At the top of the list of supported services that should be controlled by local decision-makers was vocational training (52%). This finding will be of interest in the context of the Government’s proposed merger of existing polytechs into a single national body.

At today’s LGNZ/Initiative Localism Symposium, over 130 delegates will hear from local government, business and private sector leaders about how much better New Zealand’s government could be by adopting devolution.

Dr Oliver Hartwich, Executive Director of The New Zealand Initiative, will launch #localismNZ: Bringing power to the people.

This new primer on localism explains the rationale behind localism and responds to commonly heard objections.

He will explain how unusual New Zealand’s centralism is when compared internationally. New Zealand’s councils have limited fiscal autonomy. Their mandate is also much more restricted than local government in other parts of the world.

Number of local government bodies:

  • New Zealand 78 (average size 68,970)
  • Australia 571 (average size 42,026)
  • Switzerland 2,281 (average size 3,673)
  • Spain 8,192 (average size 5,714)
  • Germany 11.473 (average size 7,389)
  • France 35,535 (average size 1,872)

“Now is the time to bring the power and decision-making back to a local level,” says Dr Hartwich. “As more people recognise the absurdities of our centralised system of government and become more curious about the localist alternative, we need to build on this momentum.”

Local Government New Zealand President Dave Cull believes that communities need to be empowered to make decisions that support their local advantages, rather than having flat, top-down rules imposed upon them.

“In many instances, local people are in the best position to make decisions for their communities, not Wellington.
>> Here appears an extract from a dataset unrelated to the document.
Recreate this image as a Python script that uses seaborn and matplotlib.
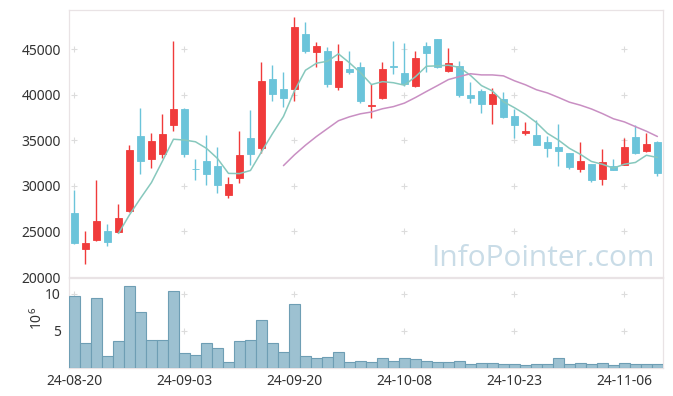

For example, having polytechs create pathways to grow local industries, rather than shutting them down and sending our school leavers to the main centres.”

“The current governance and funding methods for local government are backwards – we need to be incentivising healthy competition between regions and sustainable growth, rather than stifling, and in many cases draining our regions of resources.”


The survey only has small majorities supporting more ‘localism’.